◆ Task instructions
Write out every line exactly, from the start of the records below to the line with "(0,0) rectangle (1142,755);", and stop there. Don't write out the pictures.

◆ Records for the exercise

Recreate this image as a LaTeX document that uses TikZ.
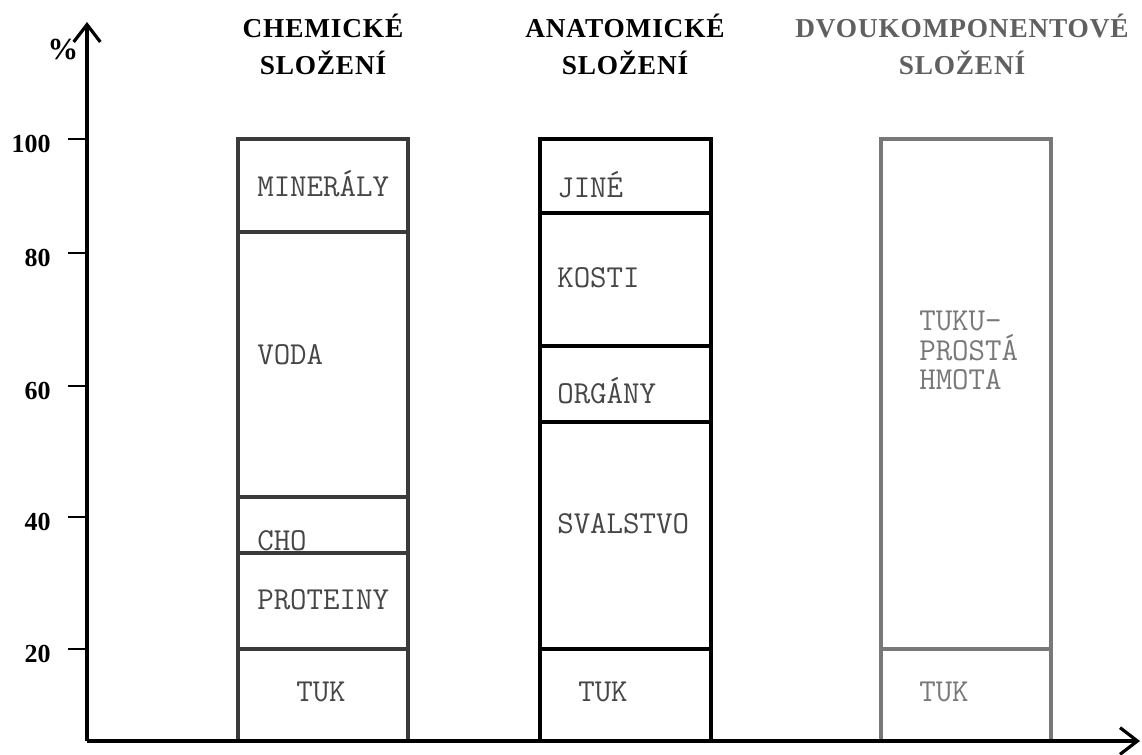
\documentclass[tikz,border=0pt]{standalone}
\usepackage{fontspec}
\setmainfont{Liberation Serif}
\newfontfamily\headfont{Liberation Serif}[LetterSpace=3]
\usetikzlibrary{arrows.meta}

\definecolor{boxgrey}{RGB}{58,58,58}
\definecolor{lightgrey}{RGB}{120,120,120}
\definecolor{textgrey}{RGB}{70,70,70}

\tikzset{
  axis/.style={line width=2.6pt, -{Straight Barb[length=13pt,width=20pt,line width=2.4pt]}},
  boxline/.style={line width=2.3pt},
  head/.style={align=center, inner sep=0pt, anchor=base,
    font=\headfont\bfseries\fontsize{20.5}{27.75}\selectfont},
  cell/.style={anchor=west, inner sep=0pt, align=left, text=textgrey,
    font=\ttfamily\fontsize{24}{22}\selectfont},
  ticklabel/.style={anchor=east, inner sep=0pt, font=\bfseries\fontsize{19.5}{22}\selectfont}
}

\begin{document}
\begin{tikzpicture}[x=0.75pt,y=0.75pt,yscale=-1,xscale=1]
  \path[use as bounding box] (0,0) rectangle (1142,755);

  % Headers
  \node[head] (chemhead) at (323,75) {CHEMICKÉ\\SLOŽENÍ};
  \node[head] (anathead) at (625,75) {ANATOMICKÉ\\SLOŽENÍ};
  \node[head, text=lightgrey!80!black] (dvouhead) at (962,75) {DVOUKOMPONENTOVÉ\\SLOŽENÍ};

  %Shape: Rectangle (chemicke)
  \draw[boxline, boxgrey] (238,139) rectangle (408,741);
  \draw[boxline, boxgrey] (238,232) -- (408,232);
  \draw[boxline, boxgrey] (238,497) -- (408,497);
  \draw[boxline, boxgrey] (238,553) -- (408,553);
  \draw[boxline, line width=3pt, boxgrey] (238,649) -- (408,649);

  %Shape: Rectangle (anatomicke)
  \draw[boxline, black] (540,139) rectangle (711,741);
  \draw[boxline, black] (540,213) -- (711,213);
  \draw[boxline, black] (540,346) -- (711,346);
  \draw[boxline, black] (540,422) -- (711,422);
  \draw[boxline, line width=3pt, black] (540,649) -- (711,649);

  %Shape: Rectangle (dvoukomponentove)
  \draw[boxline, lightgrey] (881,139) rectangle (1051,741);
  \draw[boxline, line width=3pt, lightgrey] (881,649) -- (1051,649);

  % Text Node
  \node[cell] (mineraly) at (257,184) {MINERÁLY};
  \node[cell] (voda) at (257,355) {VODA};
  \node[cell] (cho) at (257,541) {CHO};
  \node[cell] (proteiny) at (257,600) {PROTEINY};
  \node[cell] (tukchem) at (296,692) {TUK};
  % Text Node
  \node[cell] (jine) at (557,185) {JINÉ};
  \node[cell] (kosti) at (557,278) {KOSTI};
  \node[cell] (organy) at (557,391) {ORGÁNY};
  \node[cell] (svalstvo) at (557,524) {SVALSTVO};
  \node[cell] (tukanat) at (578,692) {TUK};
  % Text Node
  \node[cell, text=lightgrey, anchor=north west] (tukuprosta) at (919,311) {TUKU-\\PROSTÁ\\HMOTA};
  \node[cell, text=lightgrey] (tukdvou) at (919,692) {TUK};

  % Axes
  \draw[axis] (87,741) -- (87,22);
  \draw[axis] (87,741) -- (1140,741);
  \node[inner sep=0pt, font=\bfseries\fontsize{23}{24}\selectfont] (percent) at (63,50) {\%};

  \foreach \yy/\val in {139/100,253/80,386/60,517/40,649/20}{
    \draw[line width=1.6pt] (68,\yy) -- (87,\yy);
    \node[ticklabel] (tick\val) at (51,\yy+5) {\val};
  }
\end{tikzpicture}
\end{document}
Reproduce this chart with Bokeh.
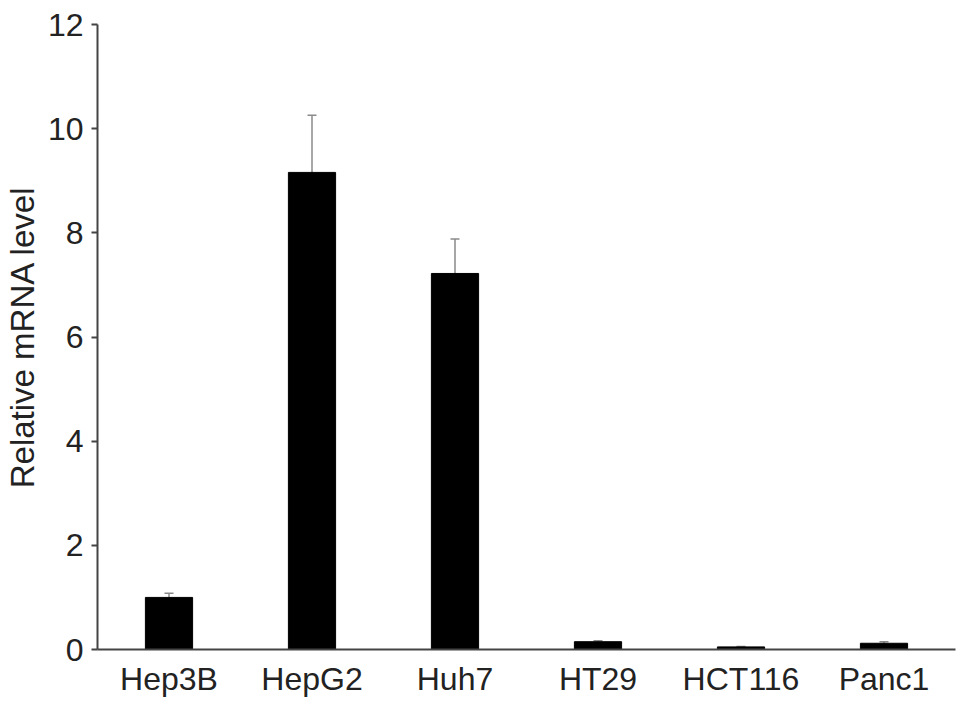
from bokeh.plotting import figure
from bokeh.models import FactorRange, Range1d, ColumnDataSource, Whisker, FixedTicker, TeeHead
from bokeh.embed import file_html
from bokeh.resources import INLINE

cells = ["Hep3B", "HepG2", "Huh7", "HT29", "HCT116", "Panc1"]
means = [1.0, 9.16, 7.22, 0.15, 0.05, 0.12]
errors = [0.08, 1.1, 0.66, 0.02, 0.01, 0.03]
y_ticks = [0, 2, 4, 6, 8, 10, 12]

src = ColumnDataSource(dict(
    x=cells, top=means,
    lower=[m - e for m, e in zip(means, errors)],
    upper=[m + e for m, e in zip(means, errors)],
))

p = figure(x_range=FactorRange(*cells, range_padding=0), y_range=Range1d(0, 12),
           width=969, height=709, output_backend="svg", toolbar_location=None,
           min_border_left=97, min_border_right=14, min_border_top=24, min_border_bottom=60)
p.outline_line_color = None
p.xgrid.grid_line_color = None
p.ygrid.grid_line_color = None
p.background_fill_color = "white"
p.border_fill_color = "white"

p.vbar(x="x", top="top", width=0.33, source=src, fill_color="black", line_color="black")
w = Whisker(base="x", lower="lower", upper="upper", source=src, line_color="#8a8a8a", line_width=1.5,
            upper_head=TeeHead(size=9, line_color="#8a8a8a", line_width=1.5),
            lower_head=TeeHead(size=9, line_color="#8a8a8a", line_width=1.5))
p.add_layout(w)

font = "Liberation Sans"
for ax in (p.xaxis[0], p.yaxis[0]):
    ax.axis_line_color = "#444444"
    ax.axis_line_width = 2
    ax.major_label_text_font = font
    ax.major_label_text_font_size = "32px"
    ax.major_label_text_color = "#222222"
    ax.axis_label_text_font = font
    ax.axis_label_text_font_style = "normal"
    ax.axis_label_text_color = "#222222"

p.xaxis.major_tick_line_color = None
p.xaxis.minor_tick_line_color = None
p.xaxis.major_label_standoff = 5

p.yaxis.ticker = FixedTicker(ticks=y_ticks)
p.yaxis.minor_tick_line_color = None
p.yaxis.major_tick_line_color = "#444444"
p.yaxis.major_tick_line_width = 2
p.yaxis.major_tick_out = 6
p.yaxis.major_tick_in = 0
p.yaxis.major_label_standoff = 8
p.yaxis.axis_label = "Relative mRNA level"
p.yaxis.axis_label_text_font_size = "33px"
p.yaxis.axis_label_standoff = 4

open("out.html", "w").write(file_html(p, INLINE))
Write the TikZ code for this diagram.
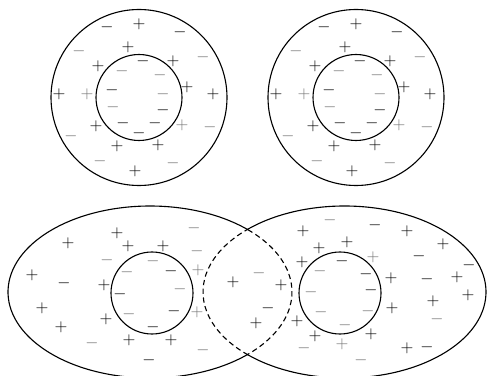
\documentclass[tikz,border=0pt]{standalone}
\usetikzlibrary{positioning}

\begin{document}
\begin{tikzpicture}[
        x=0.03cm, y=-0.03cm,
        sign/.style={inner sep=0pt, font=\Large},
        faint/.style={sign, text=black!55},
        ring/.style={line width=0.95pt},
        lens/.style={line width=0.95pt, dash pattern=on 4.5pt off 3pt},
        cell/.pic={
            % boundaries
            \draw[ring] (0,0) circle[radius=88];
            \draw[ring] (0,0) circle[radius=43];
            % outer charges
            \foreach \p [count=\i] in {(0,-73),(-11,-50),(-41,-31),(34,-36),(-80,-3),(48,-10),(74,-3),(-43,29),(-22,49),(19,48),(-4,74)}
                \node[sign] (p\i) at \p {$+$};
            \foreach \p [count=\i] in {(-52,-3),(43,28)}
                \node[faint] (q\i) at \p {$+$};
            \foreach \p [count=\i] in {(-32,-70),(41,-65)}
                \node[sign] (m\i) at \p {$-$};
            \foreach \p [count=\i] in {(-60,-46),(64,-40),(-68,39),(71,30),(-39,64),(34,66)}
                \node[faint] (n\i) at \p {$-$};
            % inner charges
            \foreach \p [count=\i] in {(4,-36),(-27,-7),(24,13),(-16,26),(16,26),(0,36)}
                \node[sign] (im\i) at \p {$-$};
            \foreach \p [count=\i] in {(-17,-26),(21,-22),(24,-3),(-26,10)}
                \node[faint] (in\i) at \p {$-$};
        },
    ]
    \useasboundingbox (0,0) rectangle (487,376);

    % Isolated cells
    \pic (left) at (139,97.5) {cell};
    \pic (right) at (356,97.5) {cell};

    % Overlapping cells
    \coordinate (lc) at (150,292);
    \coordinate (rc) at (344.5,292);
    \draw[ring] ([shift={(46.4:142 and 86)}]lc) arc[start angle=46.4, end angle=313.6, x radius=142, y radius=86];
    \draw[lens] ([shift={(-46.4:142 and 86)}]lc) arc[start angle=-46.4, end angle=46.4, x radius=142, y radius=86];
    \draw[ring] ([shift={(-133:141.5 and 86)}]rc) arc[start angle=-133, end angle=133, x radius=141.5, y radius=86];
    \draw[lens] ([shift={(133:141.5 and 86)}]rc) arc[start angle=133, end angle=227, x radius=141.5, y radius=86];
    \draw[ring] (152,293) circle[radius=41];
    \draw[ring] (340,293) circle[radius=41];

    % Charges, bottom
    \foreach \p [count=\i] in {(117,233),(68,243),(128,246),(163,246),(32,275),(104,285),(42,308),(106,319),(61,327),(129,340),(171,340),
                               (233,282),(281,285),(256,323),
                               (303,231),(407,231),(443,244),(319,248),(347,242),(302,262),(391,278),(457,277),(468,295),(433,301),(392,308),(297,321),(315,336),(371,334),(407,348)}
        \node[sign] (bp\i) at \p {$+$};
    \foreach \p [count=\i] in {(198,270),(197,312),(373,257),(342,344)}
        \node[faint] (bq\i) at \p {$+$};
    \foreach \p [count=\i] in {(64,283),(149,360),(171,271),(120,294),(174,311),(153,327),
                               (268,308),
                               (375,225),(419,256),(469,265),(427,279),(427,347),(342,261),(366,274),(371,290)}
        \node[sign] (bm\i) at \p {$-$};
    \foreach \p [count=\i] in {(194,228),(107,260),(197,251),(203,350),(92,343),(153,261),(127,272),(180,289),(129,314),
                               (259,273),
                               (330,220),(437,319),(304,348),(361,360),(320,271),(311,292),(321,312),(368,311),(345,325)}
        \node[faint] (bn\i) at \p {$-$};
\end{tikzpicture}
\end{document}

◆ Task solution
Recreate this image as a LaTeX document that uses TikZ.
\documentclass[tikz,border=0pt]{standalone}
\usepackage{fontspec}
\setmainfont{Liberation Serif}
\newfontfamily\headfont{Liberation Serif}[LetterSpace=3]
\usetikzlibrary{arrows.meta}

\definecolor{boxgrey}{RGB}{58,58,58}
\definecolor{lightgrey}{RGB}{120,120,120}
\definecolor{textgrey}{RGB}{70,70,70}

\tikzset{
  axis/.style={line width=2.6pt, -{Straight Barb[length=13pt,width=20pt,line width=2.4pt]}},
  boxline/.style={line width=2.3pt},
  head/.style={align=center, inner sep=0pt, anchor=base,
    font=\headfont\bfseries\fontsize{20.5}{27.75}\selectfont},
  cell/.style={anchor=west, inner sep=0pt, align=left, text=textgrey,
    font=\ttfamily\fontsize{24}{22}\selectfont},
  ticklabel/.style={anchor=east, inner sep=0pt, font=\bfseries\fontsize{19.5}{22}\selectfont}
}

\begin{document}
\begin{tikzpicture}[x=0.75pt,y=0.75pt,yscale=-1,xscale=1]
  \path[use as bounding box] (0,0) rectangle (1142,755);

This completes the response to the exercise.